Supplied data
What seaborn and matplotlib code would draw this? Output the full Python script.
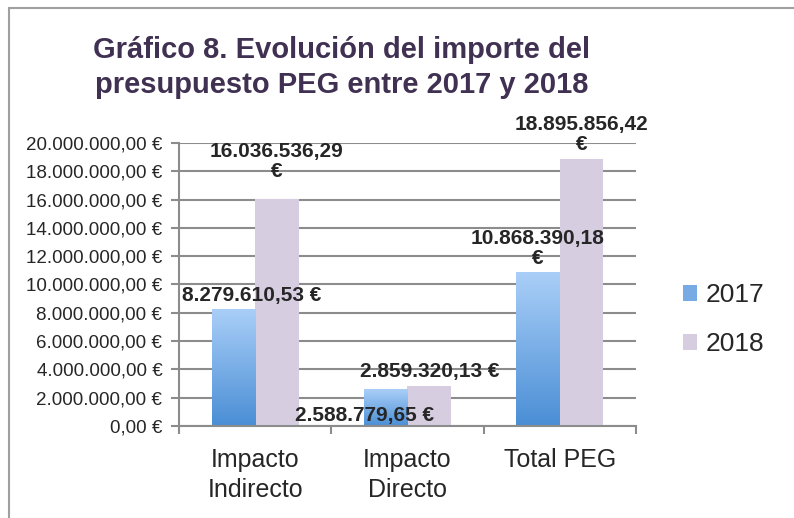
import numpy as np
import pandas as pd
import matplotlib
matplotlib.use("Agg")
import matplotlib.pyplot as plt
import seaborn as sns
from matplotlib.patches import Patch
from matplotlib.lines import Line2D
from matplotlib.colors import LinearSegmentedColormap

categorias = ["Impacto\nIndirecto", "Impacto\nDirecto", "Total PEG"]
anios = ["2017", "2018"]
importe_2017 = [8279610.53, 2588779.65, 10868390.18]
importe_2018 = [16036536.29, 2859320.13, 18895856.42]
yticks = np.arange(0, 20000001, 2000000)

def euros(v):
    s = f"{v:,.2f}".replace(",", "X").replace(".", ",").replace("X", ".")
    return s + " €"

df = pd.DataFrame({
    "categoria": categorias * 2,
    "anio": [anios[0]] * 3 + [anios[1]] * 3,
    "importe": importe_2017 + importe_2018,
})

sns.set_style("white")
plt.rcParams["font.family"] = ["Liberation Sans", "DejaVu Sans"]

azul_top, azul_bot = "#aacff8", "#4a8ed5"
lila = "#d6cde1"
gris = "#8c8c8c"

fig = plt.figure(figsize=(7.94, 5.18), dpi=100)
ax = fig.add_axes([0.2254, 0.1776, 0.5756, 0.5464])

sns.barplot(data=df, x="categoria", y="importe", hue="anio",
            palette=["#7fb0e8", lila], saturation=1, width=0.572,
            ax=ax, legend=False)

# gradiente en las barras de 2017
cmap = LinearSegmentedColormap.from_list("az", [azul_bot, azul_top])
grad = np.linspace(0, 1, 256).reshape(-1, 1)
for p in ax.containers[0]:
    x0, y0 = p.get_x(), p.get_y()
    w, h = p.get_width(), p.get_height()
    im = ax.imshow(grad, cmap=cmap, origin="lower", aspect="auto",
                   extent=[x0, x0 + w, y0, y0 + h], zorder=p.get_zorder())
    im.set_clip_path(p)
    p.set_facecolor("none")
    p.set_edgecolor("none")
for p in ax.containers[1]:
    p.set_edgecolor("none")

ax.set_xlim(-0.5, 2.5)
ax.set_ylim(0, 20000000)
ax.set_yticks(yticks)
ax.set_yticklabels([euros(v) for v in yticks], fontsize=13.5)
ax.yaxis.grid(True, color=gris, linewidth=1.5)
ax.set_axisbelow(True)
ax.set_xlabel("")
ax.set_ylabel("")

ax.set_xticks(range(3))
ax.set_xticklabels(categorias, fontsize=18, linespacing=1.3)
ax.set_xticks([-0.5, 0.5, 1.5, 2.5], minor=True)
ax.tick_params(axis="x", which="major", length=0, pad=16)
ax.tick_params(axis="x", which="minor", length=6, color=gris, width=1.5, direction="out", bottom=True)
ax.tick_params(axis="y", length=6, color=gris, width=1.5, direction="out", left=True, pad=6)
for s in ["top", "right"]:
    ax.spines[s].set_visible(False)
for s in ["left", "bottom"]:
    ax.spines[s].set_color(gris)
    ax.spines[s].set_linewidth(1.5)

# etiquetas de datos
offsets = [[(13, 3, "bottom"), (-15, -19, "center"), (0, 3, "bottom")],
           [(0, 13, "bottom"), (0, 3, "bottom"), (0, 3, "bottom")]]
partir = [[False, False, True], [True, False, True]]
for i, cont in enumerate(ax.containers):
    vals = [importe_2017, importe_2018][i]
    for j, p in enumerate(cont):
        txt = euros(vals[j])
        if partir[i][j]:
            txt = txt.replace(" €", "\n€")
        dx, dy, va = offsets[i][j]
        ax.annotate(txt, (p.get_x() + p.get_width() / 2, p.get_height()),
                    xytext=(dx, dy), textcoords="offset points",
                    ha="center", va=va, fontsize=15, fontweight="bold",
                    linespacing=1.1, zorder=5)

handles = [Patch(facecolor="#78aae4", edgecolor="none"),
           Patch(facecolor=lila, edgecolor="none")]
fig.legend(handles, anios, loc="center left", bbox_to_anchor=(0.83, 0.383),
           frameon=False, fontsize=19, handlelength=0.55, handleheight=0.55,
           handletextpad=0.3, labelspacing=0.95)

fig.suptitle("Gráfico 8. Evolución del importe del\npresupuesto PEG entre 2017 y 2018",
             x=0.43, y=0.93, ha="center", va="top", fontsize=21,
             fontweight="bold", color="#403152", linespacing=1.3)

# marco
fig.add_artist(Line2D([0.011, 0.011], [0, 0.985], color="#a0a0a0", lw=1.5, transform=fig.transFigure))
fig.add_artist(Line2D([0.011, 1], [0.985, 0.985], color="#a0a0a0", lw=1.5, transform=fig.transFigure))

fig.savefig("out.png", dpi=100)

Set task
Transcribe the material as is, with images omitted.

Answer to this exercise
What seaborn and matplotlib code would draw this? Output the full Python script.
import numpy as np
import pandas as pd
import matplotlib
matplotlib.use("Agg")
import matplotlib.pyplot as plt
import seaborn as sns
from matplotlib.patches import Patch
from matplotlib.lines import Line2D
from matplotlib.colors import LinearSegmentedColormap

categorias = ["Impacto\nIndirecto", "Impacto\nDirecto", "Total PEG"]
anios = ["2017", "2018"]
importe_2017 = [8279610.53, 2588779.65, 10868390.18]
importe_2018 = [16036536.29, 2859320.13, 18895856.42]
yticks = np.arange(0, 20000001, 2000000)

def euros(v):
    s = f"{v:,.2f}".replace(",", "X").replace(".", ",").replace("X", ".")
    return s + " €"

df = pd.DataFrame({
    "categoria": categorias * 2,
    "anio": [anios[0]] * 3 + [anios[1]] * 3,
    "importe": importe_2017 + importe_2018,
})

sns.set_style("white")
plt.rcParams["font.family"] = ["Liberation Sans", "DejaVu Sans"]

azul_top, azul_bot = "#aacff8", "#4a8ed5"
lila = "#d6cde1"
gris = "#8c8c8c"

fig = plt.figure(figsize=(7.94, 5.18), dpi=100)
ax = fig.add_axes([0.2254, 0.1776, 0.5756, 0.5464])

sns.barplot(data=df, x="categoria", y="importe", hue="anio",
            palette=["#7fb0e8", lila], saturation=1, width=0.572,
            ax=ax, legend=False)

# gradiente en las barras de 2017
cmap = LinearSegmentedColormap.from_list("az", [azul_bot, azul_top])
grad = np.linspace(0, 1, 256).reshape(-1, 1)
for p in ax.containers[0]:
    x0, y0 = p.get_x(), p.get_y()
    w, h = p.get_width(), p.get_height()
    im = ax.imshow(grad, cmap=cmap, origin="lower", aspect="auto",
                   extent=[x0, x0 + w, y0, y0 + h], zorder=p.get_zorder())
    im.set_clip_path(p)
    p.set_facecolor("none")
    p.set_edgecolor("none")
for p in ax.containers[1]:
    p.set_edgecolor("none")

ax.set_xlim(-0.5, 2.5)
ax.set_ylim(0, 20000000)
ax.set_yticks(yticks)
ax.set_yticklabels([euros(v) for v in yticks], fontsize=13.5)
ax.yaxis.grid(True, color=gris, linewidth=1.5)
ax.set_axisbelow(True)
ax.set_xlabel("")
ax.set_ylabel("")

ax.set_xticks(range(3))
ax.set_xticklabels(categorias, fontsize=18, linespacing=1.3)
ax.set_xticks([-0.5, 0.5, 1.5, 2.5], minor=True)
ax.tick_params(axis="x", which="major", length=0, pad=16)
ax.tick_params(axis="x", which="minor", length=6, color=gris, width=1.5, direction="out", bottom=True)
ax.tick_params(axis="y", length=6, color=gris, width=1.5, direction="out", left=True, pad=6)
for s in ["top", "right"]:
    ax.spines[s].set_visible(False)
for s in ["left", "bottom"]:
    ax.spines[s].set_color(gris)
    ax.spines[s].set_linewidth(1.5)

# etiquetas de datos
offsets = [[(13, 3, "bottom"), (-15, -19, "center"), (0, 3, "bottom")],
           [(0, 13, "bottom"), (0, 3, "bottom"), (0, 3, "bottom")]]
partir = [[False, False, True], [True, False, True]]
for i, cont in enumerate(ax.containers):
    vals = [importe_2017, importe_2018][i]
    for j, p in enumerate(cont):
        txt = euros(vals[j])
        if partir[i][j]:
            txt = txt.replace(" €", "\n€")
        dx, dy, va = offsets[i][j]
        ax.annotate(txt, (p.get_x() + p.get_width() / 2, p.get_height()),
                    xytext=(dx, dy), textcoords="offset points",
                    ha="center", va=va, fontsize=15, fontweight="bold",
                    linespacing=1.1, zorder=5)

handles = [Patch(facecolor="#78aae4", edgecolor="none"),
           Patch(facecolor=lila, edgecolor="none")]
fig.legend(handles, anios, loc="center left", bbox_to_anchor=(0.83, 0.383),
           frameon=False, fontsize=19, handlelength=0.55, handleheight=0.55,
           handletextpad=0.3, labelspacing=0.95)

fig.suptitle("Gráfico 8. Evolución del importe del\npresupuesto PEG entre 2017 y 2018",
             x=0.43, y=0.93, ha="center", va="top", fontsize=21,
             fontweight="bold", color="#403152", linespacing=1.3)

# marco
fig.add_artist(Line2D([0.011, 0.011], [0, 0.985], color="#a0a0a0", lw=1.5, transform=fig.transFigure))
fig.add_artist(Line2D([0.011, 1], [0.985, 0.985], color="#a0a0a0", lw=1.5, transform=fig.transFigure))

fig.savefig("out.png", dpi=100)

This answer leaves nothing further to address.